2 millionth ! Plus the Obama speech

By American Street

At 9:38:18 pm Pacific time, someone from Brooklyn NY visited this site. They were on a Mac OSX system, and came via this The Caucus post, to read Steve Audio’s post, via an Earthlink IP address. That reader was our 2 millionth visitor after 4 years and 4 months of continuous blogging. If they contact me with that IP address, I’ll send them a free book. Thank you, all of you, for sticking with us so long, as the AS team has changed through the years. I’ve personally put up over 5,650 posts in that time, (averaging more than 3 per day), preferring to post quantity over quality, obviously.

I just came back from the Obama speech at the University of Oregon. It was a smaller crowd than six weeks ago; I had several friends who chose not to go because of the 12 block lines from last time, and I think many others were thinking the same. They shoulda gone. I showed up 15 minutes before his speec was scheduled to begin and was in the gate within 10 minutes. The basketball coach from rival OSU was giving the warmup speech (he’s Obama’s brother in law). He was followed by Congressman Peter DeFazio, then Obama, who began about 10 minutes late.

I was far from the stage and security wouldn’t allow me to use a tripod, so with the zoom lens, I couldn’t limit my hand movement longer than 10 to 20 seconds… and ultimately I gave up trying to get him on video.

But some distinct impressions came across. Early on I heard a few notes common to his standard stump speeches. But then he veered into numerous policy concerns, bringing up a few things I hadn’t heard elsewhere. Like Darfur. And specific Constitution breaches such as wiretapping, lack of due process, rendition, torture, and habeus corpus. As he rattled off that string of legal violations, the crowd response grew to one of the two biggest cheers of the night.

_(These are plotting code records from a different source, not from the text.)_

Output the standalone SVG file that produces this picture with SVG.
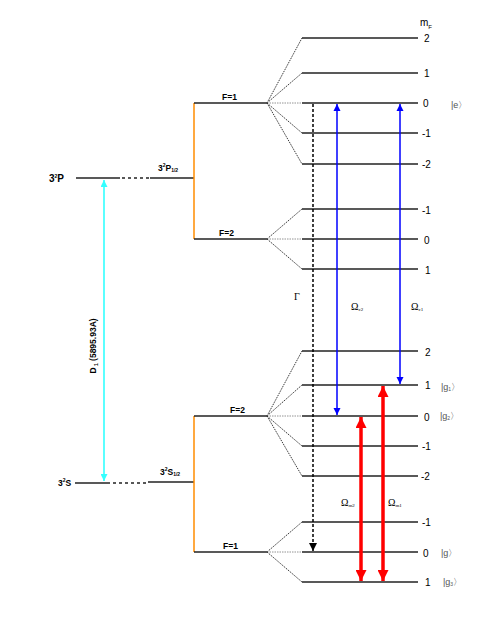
<svg xmlns="http://www.w3.org/2000/svg" width="485" height="627" viewBox="0 0 485 627">
<style>
.lv{stroke:#222;stroke-width:1.6;fill:none}
.fan{stroke:#222;stroke-width:0.9;stroke-dasharray:1.5,1;fill:none}
.fan0{stroke:#888;stroke-width:0.9;stroke-dasharray:1.5,1;fill:none}
.or{stroke:#ff8c00;stroke-width:1.5;fill:none}
.dot{stroke:#222;stroke-width:1.6;stroke-dasharray:3,3;fill:none}
.b{font-family:"Liberation Sans",Arial,sans-serif;font-weight:bold;font-size:8.5px;fill:#000}
.bl{font-family:"Liberation Sans",Arial,sans-serif;font-weight:bold;font-size:10px;fill:#000}
.n{font-family:"Liberation Sans",Arial,sans-serif;font-size:10px;fill:#000}
.s{font-family:"Liberation Sans",Arial,sans-serif;font-size:9px;fill:#555}
.om{font-family:"Liberation Serif","Times New Roman",serif;font-size:10px;fill:#000}
.sub{font-size:5px}
</style>
<defs>
<marker id="bh" viewBox="0 0 10 10" refX="10" refY="5" markerWidth="7" markerHeight="9" markerUnits="userSpaceOnUse" orient="auto-start-reverse"><path d="M0,0 L10,5 L0,10 z" fill="#0000ff"/></marker>
<marker id="rh" viewBox="0 0 10 10" refX="10" refY="5" markerWidth="12" markerHeight="11" markerUnits="userSpaceOnUse" orient="auto-start-reverse"><path d="M0,0 L10,5 L0,10 z" fill="#ff0000"/></marker>
<marker id="ch" viewBox="0 0 10 10" refX="10" refY="5" markerWidth="8" markerHeight="7" markerUnits="userSpaceOnUse" orient="auto-start-reverse"><path d="M0,0 L10,5 L0,10 z" fill="#33ffff"/></marker>
<marker id="kh" viewBox="0 0 10 10" refX="10" refY="5" markerWidth="9" markerHeight="8" markerUnits="userSpaceOnUse" orient="auto"><path d="M0,0 L10,5 L0,10 z" fill="#000"/></marker>
</defs>

<g id="fine-P">
<line class="lv" x1="76" y1="178" x2="120" y2="178"/>
<line class="dot" x1="122" y1="178" x2="150" y2="178"/>
<line class="lv" x1="150" y1="178" x2="194" y2="178"/>
<text class="bl" x="49" y="182">3<tspan class="sub" dy="-4">2</tspan><tspan dy="4">P</tspan></text>
<text class="b" x="158" y="171">3<tspan class="sub" dy="-4">2</tspan><tspan dy="4">P</tspan><tspan class="sub" dy="1">1/2</tspan></text>
<line class="or" x1="194" y1="103" x2="194" y2="239"/>
</g>

<g id="fine-S">
<line class="lv" x1="75" y1="483" x2="110" y2="483"/>
<line class="dot" x1="113" y1="483" x2="148" y2="483"/>
<line class="lv" x1="148" y1="482" x2="194" y2="482"/>
<text class="b" x="58" y="486">3<tspan class="sub" dy="-4">2</tspan><tspan dy="4">S</tspan></text>
<text class="b" x="160" y="475">3<tspan class="sub" dy="-4">2</tspan><tspan dy="4">S</tspan><tspan class="sub" dy="1">1/2</tspan></text>
<line class="or" x1="194" y1="416" x2="194" y2="552"/>
</g>

<g id="P-F1">
<line class="lv" x1="194" y1="103" x2="267" y2="103"/>
<text class="b" x="222" y="100">F=1</text>
<line class="fan" x1="267" y1="103" x2="302" y2="38"/>
<line class="fan" x1="267" y1="103" x2="302" y2="73"/>
<line class="fan0" x1="267" y1="103" x2="302" y2="103"/>
<line class="fan" x1="267" y1="103" x2="302" y2="133"/>
<line class="fan" x1="267" y1="103" x2="302" y2="164"/>
<line class="lv" x1="302" y1="38" x2="418" y2="38"/>
<line class="lv" x1="302" y1="73" x2="418" y2="73"/>
<line class="lv" x1="302" y1="103" x2="418" y2="103"/>
<line class="lv" x1="302" y1="133" x2="418" y2="133"/>
<line class="lv" x1="302" y1="164" x2="418" y2="164"/>
<text class="n" x="424" y="42">2</text>
<text class="n" x="424" y="77">1</text>
<text class="n" x="423" y="107">0</text>
<text class="n" x="422" y="137">-1</text>
<text class="n" x="422" y="168">-2</text>
<text class="n" x="420" y="26" font-size="13">m<tspan font-size="6" dy="3">F</tspan></text>
<text class="s" x="451" y="108">|e〉</text>
</g>

<g id="P-F2">
<line class="lv" x1="194" y1="239" x2="267" y2="239"/>
<text class="b" x="219" y="236">F=2</text>
<line class="fan" x1="267" y1="239" x2="302" y2="209"/>
<line class="fan0" x1="267" y1="239" x2="302" y2="239"/>
<line class="fan" x1="267" y1="239" x2="302" y2="269"/>
<line class="lv" x1="302" y1="209" x2="418" y2="209"/>
<line class="lv" x1="302" y1="239" x2="418" y2="239"/>
<line class="lv" x1="302" y1="269" x2="418" y2="269"/>
<text class="n" x="422" y="214">-1</text>
<text class="n" x="424" y="244">0</text>
<text class="n" x="425" y="274">1</text>
</g>

<g id="S-F2">
<line class="lv" x1="194" y1="416" x2="267" y2="416"/>
<text class="b" x="230" y="413">F=2</text>
<line class="fan" x1="267" y1="416" x2="302" y2="351"/>
<line class="fan" x1="267" y1="416" x2="302" y2="385"/>
<line class="fan0" x1="267" y1="416" x2="302" y2="416"/>
<line class="fan" x1="267" y1="416" x2="302" y2="446"/>
<line class="fan" x1="267" y1="416" x2="302" y2="476"/>
<line class="lv" x1="302" y1="351" x2="418" y2="351"/>
<line class="lv" x1="302" y1="385" x2="418" y2="385"/>
<line class="lv" x1="302" y1="416" x2="418" y2="416"/>
<line class="lv" x1="302" y1="446" x2="418" y2="446"/>
<line class="lv" x1="302" y1="476" x2="418" y2="476"/>
<text class="n" x="425" y="356">2</text>
<text class="n" x="425" y="389">1</text>
<text class="n" x="424" y="421">0</text>
<text class="n" x="422" y="450">-1</text>
<text class="n" x="421" y="480">-2</text>
<text class="s" x="441" y="390">|g<tspan font-size="5" dy="1">1</tspan><tspan dy="-1">〉</tspan></text>
<text class="s" x="440" y="419">|g<tspan font-size="5" dy="1">2</tspan><tspan dy="-1">〉</tspan></text>
</g>

<g id="S-F1">
<line class="lv" x1="194" y1="552" x2="267" y2="552"/>
<text class="b" x="223" y="549">F=1</text>
<line class="fan" x1="267" y1="552" x2="302" y2="522"/>
<line class="fan0" x1="267" y1="552" x2="302" y2="552"/>
<line class="fan" x1="267" y1="552" x2="302" y2="582"/>
<line class="lv" x1="302" y1="522" x2="418" y2="522"/>
<line class="lv" x1="302" y1="552" x2="418" y2="552"/>
<line class="lv" x1="302" y1="582" x2="418" y2="582"/>
<text class="n" x="422" y="526">-1</text>
<text class="n" x="423" y="557">0</text>
<text class="n" x="425" y="586">1</text>
<text class="s" x="441" y="556">|g〉</text>
<text class="s" x="443" y="585">|g<tspan font-size="5" dy="1">3</tspan><tspan dy="-1">〉</tspan></text>
</g>

<g id="connectors">
<line x1="104" y1="180" x2="104" y2="481" stroke="#33ffff" stroke-width="1.6" marker-start="url(#ch)" marker-end="url(#ch)"/>
<line x1="313" y1="104" x2="313" y2="551" stroke="#000" stroke-width="1.5" stroke-dasharray="3,2" marker-end="url(#kh)"/>
<line x1="337" y1="104" x2="337" y2="415" stroke="#0000ff" stroke-width="1.5" marker-start="url(#bh)" marker-end="url(#bh)"/>
<line x1="400" y1="104" x2="400" y2="384" stroke="#0000ff" stroke-width="1.5" marker-start="url(#bh)" marker-end="url(#bh)"/>
<line x1="361" y1="417" x2="361" y2="581" stroke="#ff0000" stroke-width="3.5" marker-start="url(#rh)" marker-end="url(#rh)"/>
<line x1="383" y1="386" x2="383" y2="581" stroke="#ff0000" stroke-width="3.5" marker-start="url(#rh)" marker-end="url(#rh)"/>
</g>

<g id="labels">
<text class="b" transform="translate(96,346) rotate(-90)" text-anchor="middle">D<tspan class="sub" dy="2"> 1</tspan><tspan dy="-2"> (5895.93A)</tspan></text>
<text class="om" x="294" y="300">Γ</text>
<text class="om" x="351" y="310">Ω<tspan font-size="5" dy="1">c2</tspan></text>
<text class="om" x="411" y="310">Ω<tspan font-size="5" dy="1">c1</tspan></text>
<text class="om" x="341" y="506">Ω<tspan font-size="5" dy="1">m2</tspan></text>
<text class="om" x="388" y="506">Ω<tspan font-size="5" dy="1">m1</tspan></text>
</g>
</svg>
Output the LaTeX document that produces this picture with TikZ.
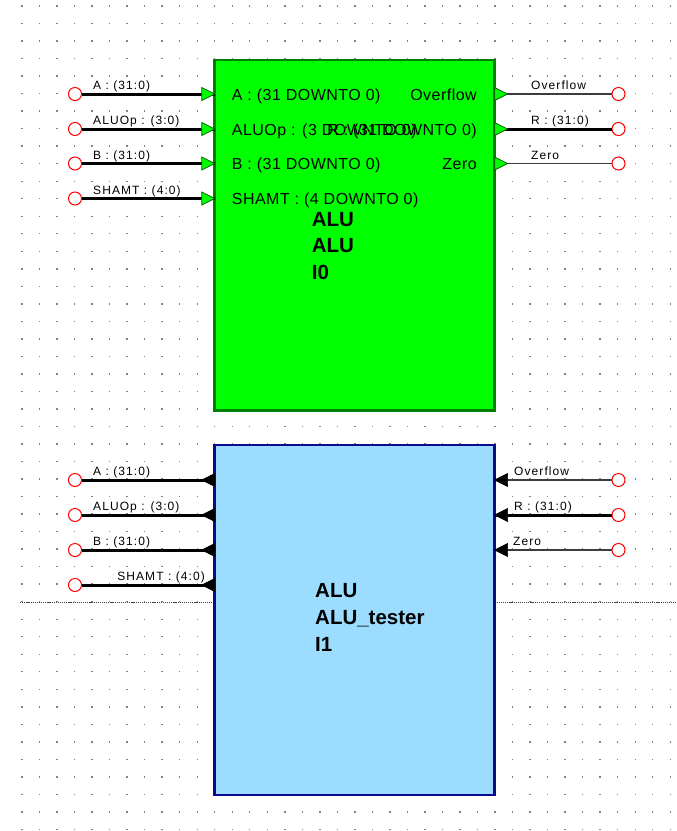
\documentclass[tikz,border=0pt]{standalone}
\usepackage{fontspec}
\setmainfont{Liberation Sans}
\newfontfamily\extf[LetterSpace=9]{Liberation Sans}
\newfontfamily\intf[LetterSpace=3]{Liberation Sans}
\definecolor{ggreen}{RGB}{0,255,0}
\definecolor{gborder}{RGB}{0,128,0}
\definecolor{bfill}{RGB}{155,220,255}
\definecolor{bborder}{RGB}{10,10,140}
\definecolor{gridc}{RGB}{130,130,130}
\definecolor{wirec}{RGB}{60,60,60}
\begin{document}
\begin{tikzpicture}[x=1pt,y=-1pt,
  portc/.style={circle,draw=red,line width=1pt,fill=white,minimum size=13pt,inner sep=0pt},
  bus/.style={line width=3pt,black},
  wire/.style={line width=1.4pt,wirec},
  extlab/.style={inner sep=0pt,font=\extf\fontsize{12}{13}\selectfont},
  intlab/.style={inner sep=0pt,font=\intf\fontsize{16}{17}\selectfont},
  boldlab/.style={inner sep=0pt,anchor=base west,font=\fontsize{20.5}{22}\selectfont\bfseries},
  gtri/.style={fill=ggreen,draw=black!60!green,line width=0.8pt},
  btri/.style={fill=black,draw=black,line width=0.6pt},
  pinR/.pic={\filldraw[gtri] (-13,-6.5) -- (0,0) -- (-13,6.5) -- cycle;},
  poutR/.pic={\filldraw[gtri] (0,-6.5) -- (13,0) -- (0,6.5) -- cycle;},
  bpinL/.pic={\filldraw[btri] (0,-6.5) -- (-13,0) -- (0,6.5) -- cycle;},
  bpoutL/.pic={\filldraw[btri] (13,-6.5) -- (0,0) -- (13,6.5) -- cycle;}
]
\useasboundingbox (0,0) rectangle (677,831);
\fill[white] (0,0) rectangle (677,831);
% dot grid
\foreach \i in {0,...,37}{
  \foreach \j in {0,...,47}{
    \fill[gridc] ({22+17.52*\i-0.7},{6+17.52*\j-0.7}) rectangle ++(1.4,1.4);
  }
}
% dotted separator
\draw[black!75,line width=1pt,dash pattern=on 1.2pt off 0.9pt] (20,602.5) -- (677,602.5);

% boxes
\node[draw=gborder,fill=ggreen,line width=2.5pt,minimum width=279.9pt,minimum height=350.5pt,inner sep=0pt] (alu) at (354.65,235.25) {};
\node[draw=bborder,fill=bfill,line width=2.5pt,minimum width=279.9pt,minimum height=350pt,inner sep=0pt] (tst) at (354.65,620) {};

% ---------- ALU (green) ----------
\coordinate (gA) at (214.7,94);
\coordinate (gOp) at (214.7,129);
\coordinate (gB) at (214.7,163.5);
\coordinate (gS) at (214.7,198.5);
\coordinate (gOv) at (494.6,94);
\coordinate (gR) at (494.6,129);
\coordinate (gZ) at (494.6,163.5);

\node[portc] (cA) at (75,94) {};
\node[portc] (cOp) at (75,129) {};
\node[portc] (cB) at (75,163.5) {};
\node[portc] (cS) at (75,198.5) {};
\node[portc] (cOv) at (618.5,94) {};
\node[portc] (cR) at (618.5,129) {};
\node[portc] (cZ) at (618.5,163.5) {};

\draw[bus] (cA) -- (gA);
\draw[bus] (cOp) -- (gOp);
\draw[bus] (cB) -- (gB);
\draw[bus] (cS) -- (gS);
\draw[wire] (gOv) -- (cOv);
\draw[bus] (gR) -- (cR);
\draw[wire] (gZ) -- (cZ);

\pic at (gA) {pinR};
\pic at (gOp) {pinR};
\pic at (gB) {pinR};
\pic at (gS) {pinR};
\pic at (gOv) {poutR};
\pic at (gR) {poutR};
\pic at (gZ) {poutR};

\node[extlab,anchor=base west] (lA) at (93,89.5) {A : (31:0)};
\node[extlab,anchor=base west] (lOp) at (93,124.5) {ALUOp : (3:0)};
\node[extlab,anchor=base west] (lB) at (93,159) {B : (31:0)};
\node[extlab,anchor=base west] (lS) at (93,194) {SHAMT : (4:0)};
\node[extlab,anchor=base west] (lOv) at (531,89.5) {Overflow};
\node[extlab,anchor=base west] (lR) at (531,124.5) {R : (31:0)};
\node[extlab,anchor=base west] (lZ) at (531,159) {Zero};

\node[intlab,anchor=base west] (iA) at (231.7,100) {A : (31 DOWNTO 0)};
\node[intlab,anchor=base west] (iOp) at (231.7,135) {ALUOp : (3 DOWNTO 0)};
\node[intlab,anchor=base west] (iB) at (231.7,169.5) {B : (31 DOWNTO 0)};
\node[intlab,anchor=base west] (iS) at (231.7,204.5) {SHAMT : (4 DOWNTO 0)};
\node[intlab,anchor=base east] (iOv) at (477,100) {Overflow};
\node[intlab,anchor=base east] (iR) at (477,135) {R : (31 DOWNTO 0)};
\node[intlab,anchor=base east] (iZ) at (477,169.5) {Zero};

\node[boldlab] (t1) at (311.7,226.5) {ALU};
\node[boldlab] (t2) at (311.7,252.5) {ALU};
\node[boldlab] (t3) at (311.7,279) {I0};

% ---------- ALU_tester (blue) ----------
\coordinate (bA) at (214.7,480);
\coordinate (bOp) at (214.7,515);
\coordinate (bB) at (214.7,550);
\coordinate (bS) at (214.7,585);
\coordinate (bOv) at (494.6,480);
\coordinate (bR) at (494.6,515);
\coordinate (bZ) at (494.6,550);

\node[portc] (dA) at (75,480) {};
\node[portc] (dOp) at (75,515) {};
\node[portc] (dB) at (75,550) {};
\node[portc] (dS) at (75,585) {};
\node[portc] (dOv) at (618.5,480) {};
\node[portc] (dR) at (618.5,515) {};
\node[portc] (dZ) at (618.5,550) {};

\draw[bus] (dA) -- (bA);
\draw[bus] (dOp) -- (bOp);
\draw[bus] (dB) -- (bB);
\draw[bus] (dS) -- (bS);
\draw[wire] (bOv) -- (dOv);
\draw[bus] (bR) -- (dR);
\draw[wire] (bZ) -- (dZ);

\pic at (bA) {bpinL};
\pic at (bOp) {bpinL};
\pic at (bB) {bpinL};
\pic at (bS) {bpinL};
\pic at (bOv) {bpoutL};
\pic at (bR) {bpoutL};
\pic at (bZ) {bpoutL};

\node[extlab,anchor=base west] (mA) at (93,475.5) {A : (31:0)};
\node[extlab,anchor=base west] (mOp) at (93,510.5) {ALUOp : (3:0)};
\node[extlab,anchor=base west] (mB) at (93,545.5) {B : (31:0)};
\node[extlab,anchor=base east] (mS) at (205,580.5) {SHAMT : (4:0)};
\node[extlab,anchor=base west] (mOv) at (514,475.5) {Overflow};
\node[extlab,anchor=base west] (mR) at (514,510.5) {R : (31:0)};
\node[extlab,anchor=base west] (mZ) at (513,545.5) {Zero};

\node[boldlab] (u1) at (315,597) {ALU};
\node[boldlab] (u2) at (315,624) {ALU\_tester};
\node[boldlab] (u3) at (315,651) {I1};
\end{tikzpicture}
\end{document}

The other came as he discussed his intent to break the influence of lobbyists on the nation’s agenda. And after the rousing speech, he quieted and defined himself, his family background, Michelle’s family background, all in a quieter more personal tone. Not the usual sort of end one exppects after building such an impressive audience response.

He didn’t sound tired at all, but it suggested to me he’s making it clear that he intends to define himself instead of letting opponents and the media sopin him as something else. Overall, I was glad we didn’t get much of a canned speech like he’d delivered the first time around. He spoke absolutely respectfully about Clinton and her supporters, claimed their differences were minor compared to the policy differences of McCain, tore into him a bit, then came back to reassure everyone that McCain would face a fully united Dem party by November.

It was hardly the speech of soaring oratory he was delivering just three months ago, but it definitely sounded authentic and personal and detailed and ultimately effective. And it sounded like a guy testing new themes to use after halftime: defining himself directly, discussing energy policy at length (knocking McCain’s gas tax holiday proposal without mentioning Hillary’s), tying the push for national health care as a struggle that began in Truman’s time. Now, compared to the Obama of several months ago, he connects at a more personal level. It’ll be interesting to see how those messages are assessed and reassembled for the second half, which he clearly signaled would come after Oregon’s votes are tallied in 11 days.